Of course he does. I think it would be quite a task to bring a Wikipedia Article up to "featured article" status and not understand such a basic fact about Wikipedia. I suppose my inclusion of that bit was more about the oddity of seeing things you wrote, copied verbatim into hundreds of magazines, newspapers, and online articles. I think that when we discussed this, his point was also that Wikipedia was not credited.
The web was built for referential text. It's one of the basic concepts of "Hypertext" - that it's 2012 and so-called journalists fail to use this simple process to give credit where it's due is kind of sad.
Want to apologize for that last sentence since I wrote it after feeling sick in the middle of the night. After I reread it when I woke up it sounded pretty rude.

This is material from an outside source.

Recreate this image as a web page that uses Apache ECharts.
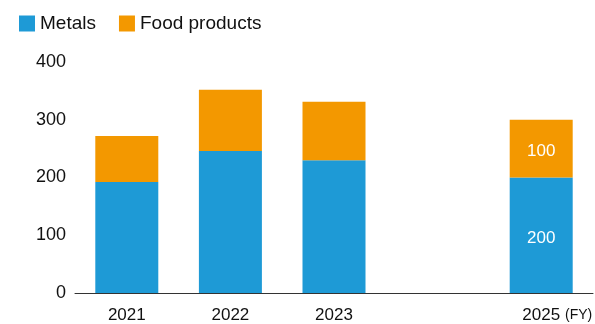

Not that he should or shouldn't deserve credit for editing but in the end Wikipedia should be the one cited. I would suggest that Wikipedia acknowledge some editors for their work but that to me would probably result in more bureaucracy and infighting than any good it would do acknowledging contributing editors.
But I agree, very sad when a big site doesn't cite their sources even if it was, "an email from a friend"
In my experience, I've seen things improve - at least in the realm of music news. I assume it's because music-related news outlets are hiring people who got their start blogging, and who have a better appreciation for citing and linking to your sources. I think it's going to take a while for this trend to seep into more 'serious' 'journalistic' organizations, but it's definitely getting better.